If you compare these careers to primary and secondary teaching, there are some radical differences. There are risks in not teaching the kids properly, but those are more or less mitigated by having textbooks, guidelines and external services. The risks (and consequences) of teaching is very different to the risks and consequences of an investment banker, for example, who may lose a school's annual budget on one mistake. Innovation is required in education, but not to the same degree as the jobs listed above. There are no 'big decisions' like the big decisions an investment banker has to make. It is certainly still a high pressure, high workload job, but I argue that compared to other jobs, it is far less mentally demanding.
Looking at it from another perspective, why should the most talented individuals, i.e. the 'smartest' individuals, choose to become primary/secondary teachers? Excuse me for being abrupt, in the utilitarian sense, these 'smartest' people should be performing irreplaceable functions that the next person cannot perform. In the education sector, these irreplaceable functions would be teaching the most difficult concepts, which takes place at university, and are fulfilled by academics getting paid top-tier salaries. I would argue that primary/secondary education teach materials that are conceptually easy and repetitive (on a relative scale compared to the highest paying jobs), primary/secondary education by nature do not attract students at the highest end of the spectrum.

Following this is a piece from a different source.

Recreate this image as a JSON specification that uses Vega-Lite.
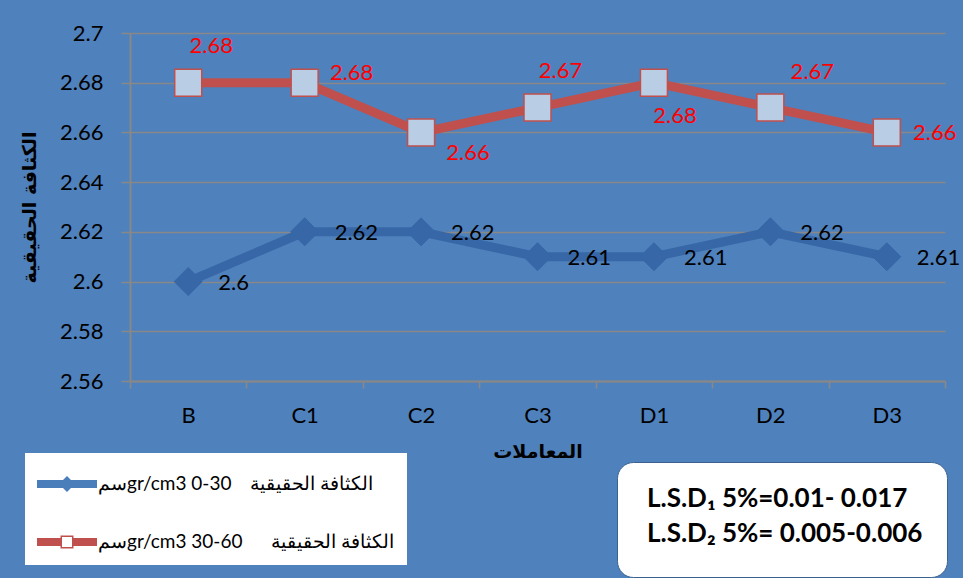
{
  "$schema": "https://vega.github.io/schema/vega-lite/v6.json",
  "width": 815,
  "height": 348,
  "autosize": {"type": "none"},
  "padding": {"left": 130, "top": 33, "right": 18, "bottom": 197},
  "background": "#4F81BD",
  "config": {
    "view": {"fill": "#E8E8E8", "stroke": null},
    "font": "Lato"
  },
  "datasets": {
    "density": [
      {"treatment": "B", "depth": "0-30", "value": 2.6},
      {"treatment": "C1", "depth": "0-30", "value": 2.62},
      {"treatment": "C2", "depth": "0-30", "value": 2.62},
      {"treatment": "C3", "depth": "0-30", "value": 2.61},
      {"treatment": "D1", "depth": "0-30", "value": 2.61},
      {"treatment": "D2", "depth": "0-30", "value": 2.62},
      {"treatment": "D3", "depth": "0-30", "value": 2.61},
      {"treatment": "B", "depth": "30-60", "value": 2.68},
      {"treatment": "C1", "depth": "30-60", "value": 2.68},
      {"treatment": "C2", "depth": "30-60", "value": 2.66},
      {"treatment": "C3", "depth": "30-60", "value": 2.67},
      {"treatment": "D1", "depth": "30-60", "value": 2.68},
      {"treatment": "D2", "depth": "30-60", "value": 2.67},
      {"treatment": "D3", "depth": "30-60", "value": 2.66}
    ],
    "lsd": [
      {"line": "L.S.D₁ 5%=0.01- 0.017"},
      {"line": "L.S.D₂ 5%= 0.005-0.006"}
    ]
  },
  "layer": [
    {
      "data": {"name": "density"},
      "encoding": {
        "x": {
          "field": "treatment",
          "type": "nominal",
          "sort": null,
          "scale": {"type": "band", "paddingInner": 0, "paddingOuter": 0},
          "axis": {
            "title": "المعاملات",
            "titleFont": "DejaVu Sans",
            "titleFontWeight": "bold",
            "titleFontSize": 19,
            "titleColor": "black",
            "titlePadding": 16,
            "labelAngle": 0,
            "labelFontSize": 22,
            "labelColor": "black",
            "labelPadding": 17,
            "tickBand": "extent",
            "ticks": true,
            "tickSize": 7,
            "tickColor": "#888888",
            "tickWidth": 1.5,
            "domainColor": "#888888",
            "domainWidth": 2,
            "grid": false
          }
        },
        "y": {
          "field": "value",
          "type": "quantitative",
          "scale": {"domain": [2.56, 2.7], "zero": false, "nice": false},
          "axis": {
            "title": "الكثافة الحقيقية",
            "titleFont": "DejaVu Sans",
            "titleFontWeight": "bold",
            "titleFontSize": 19,
            "titleColor": "black",
            "titlePadding": 20,
            "values": [2.56, 2.58, 2.6, 2.62, 2.64, 2.66, 2.68, 2.7],
            "format": "~g",
            "labelFontSize": 22,
            "labelColor": "black",
            "labelPadding": 18,
            "tickSize": 9,
            "tickColor": "#888888",
            "tickWidth": 1.5,
            "domainColor": "#888888",
            "domainWidth": 2,
            "grid": true,
            "gridColor": "#888888",
            "gridWidth": 1.5
          }
        }
      },
      "layer": [
        {
          "mark": {"type": "line", "strokeWidth": 9},
          "encoding": {
            "stroke": {
              "field": "depth",
              "type": "nominal",
              "scale": {"domain": ["0-30", "30-60"], "range": ["#3767A6", "#C0504D"]},
              "legend": {
                "title": null,
                "orient": "none",
                "legendX": -105,
                "legendY": 420,
                "fillColor": "white",
                "padding": 13,
                "symbolSize": 1296,
                "symbolOffset": 11,
                "labelOffset": 13,
                "rowPadding": 30,
                "labelFont": "Lato",
                "labelFontSize": 19,
                "labelColor": "black",
                "labelLimit": 500,
                "labelExpr": "datum.value == '0-30' ? 'سمgr/cm3 0-30\u2002\u2002الكثافة الحقيقية' : 'سمgr/cm3 30-60\u2002\u2002\u2002الكثافة الحقيقية'",
                "encode": {
                  "symbols": {
                    "update": {
                      "shape": {"signal": "datum.value == '0-30' ? 'M-1.667,-0.222L1.667,-0.222L1.667,0.222L-1.667,0.222Z M-0.444,0L0,-0.444L0.444,0L0,0.444Z' : 'M-1.667,-0.222L-0.361,-0.222L-0.361,0.222L-1.667,0.222Z M0.361,-0.222L1.667,-0.222L1.667,0.222L0.361,0.222Z M-0.361,-0.361L0.361,-0.361L0.361,0.361L-0.361,0.361Z M-0.278,-0.278L-0.278,0.278L0.278,0.278L0.278,-0.278Z'"},
                      "fill": {"signal": "datum.value == '0-30' ? '#4A7EBB' : '#C0504D'"},
                      "stroke": {"value": "transparent"},
                      "strokeWidth": {"value": 0},
                      "opacity": {"value": 1}
                    }
                  }
                }
              }
            }
          }
        },
        {
          "transform": [{"filter": "datum.depth == '0-30'"}],
          "mark": {"type": "point", "shape": "diamond", "filled": true, "fill": "#3767A6", "stroke": "#3767A6", "strokeWidth": 1, "size": 784, "opacity": 1}
        },
        {
          "transform": [{"filter": "datum.depth == '30-60'"}],
          "mark": {"type": "point", "shape": "square", "filled": true, "fill": "#B9CDE5", "stroke": "#C0504D", "strokeWidth": 1.5, "size": 729, "opacity": 1}
        },
        {
          "transform": [{"filter": "datum.depth == '0-30'"}],
          "mark": {"type": "text", "align": "left", "baseline": "middle", "dx": 30, "dy": 1, "fontSize": 22, "fill": "black"},
          "encoding": {"text": {"field": "value", "type": "quantitative", "format": "~g"}}
        },
        {
          "transform": [{"filter": "datum.depth == '30-60' && (datum.treatment == 'B' || datum.treatment == 'C3')"}],
          "mark": {"type": "text", "align": "center", "baseline": "middle", "dx": 23, "dy": -37, "fontSize": 22, "fill": "#FF0000"},
          "encoding": {"text": {"field": "value", "type": "quantitative", "format": "~g"}}
        },
        {
          "transform": [{"filter": "datum.depth == '30-60' && datum.treatment == 'D2'"}],
          "mark": {"type": "text", "align": "center", "baseline": "middle", "dx": 42, "dy": -36, "fontSize": 22, "fill": "#FF0000"},
          "encoding": {"text": {"field": "value", "type": "quantitative", "format": "~g"}}
        },
        {
          "transform": [{"filter": "datum.depth == '30-60' && datum.treatment == 'C1'"}],
          "mark": {"type": "text", "align": "center", "baseline": "middle", "dx": 47, "dy": -10, "fontSize": 22, "fill": "#FF0000"},
          "encoding": {"text": {"field": "value", "type": "quantitative", "format": "~g"}}
        },
        {
          "transform": [{"filter": "datum.depth == '30-60' && datum.treatment == 'D3'"}],
          "mark": {"type": "text", "align": "center", "baseline": "middle", "dx": 48, "dy": 1, "fontSize": 22, "fill": "#FF0000"},
          "encoding": {"text": {"field": "value", "type": "quantitative", "format": "~g"}}
        },
        {
          "transform": [{"filter": "datum.depth == '30-60' && datum.treatment == 'C2'"}],
          "mark": {"type": "text", "align": "center", "baseline": "middle", "dx": 47, "dy": 21, "fontSize": 22, "fill": "#FF0000"},
          "encoding": {"text": {"field": "value", "type": "quantitative", "format": "~g"}}
        },
        {
          "transform": [{"filter": "datum.depth == '30-60' && datum.treatment == 'D1'"}],
          "mark": {"type": "text", "align": "center", "baseline": "middle", "dx": 21, "dy": 33, "fontSize": 22, "fill": "#FF0000"},
          "encoding": {"text": {"field": "value", "type": "quantitative", "format": "~g"}}
        }
      ]
    },
    {
      "data": {"name": "lsd"},
      "mark": {"type": "point", "opacity": 0},
      "encoding": {
        "color": {
          "field": "line",
          "type": "nominal",
          "legend": {
            "title": " ",
            "titleOrient": "bottom",
            "titleFontSize": 4,
            "titlePadding": 2,
            "orient": "none",
            "legendX": 487,
            "legendY": 429,
            "fillColor": "white",
            "strokeColor": "#3A6190",
            "cornerRadius": 16,
            "padding": 24,
            "symbolSize": 0,
            "symbolOpacity": 0,
            "symbolStrokeWidth": 0,
            "symbolOffset": 0,
            "labelOffset": -20,
            "labelFont": "Lato",
            "labelFontWeight": "bold",
            "labelFontSize": 26,
            "labelColor": "black",
            "labelLimit": 600,
            "rowPadding": 9,
            "encode": {
              "legend": {"update": {"strokeWidth": {"value": 4.5}}}
            }
          }
        }
      }
    }
  ]
}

Of course, no one will ever argue that primary/secondary education is unnecessary or unimportant, and people who take up this career are very honourable in their choice. They shape students' mentality in a profound way, and deserve all the respect in the world. However, it is by nature not a career that's reserved for the most talented individuals.
So if we go back to the seek.com's chart, I find the placement of a few of the sectors immediately above education out of place, for example, I would have imagined sales & insurance to be ranked lower than education. But perhaps this is coming from my lack of knowledge of these fields. Perhaps primary/secondary education does need a pay rise, but not on the magnitude of, say, 30%.
To sum up, primary/secondary education, by nature, should not be at the top of the salary charts.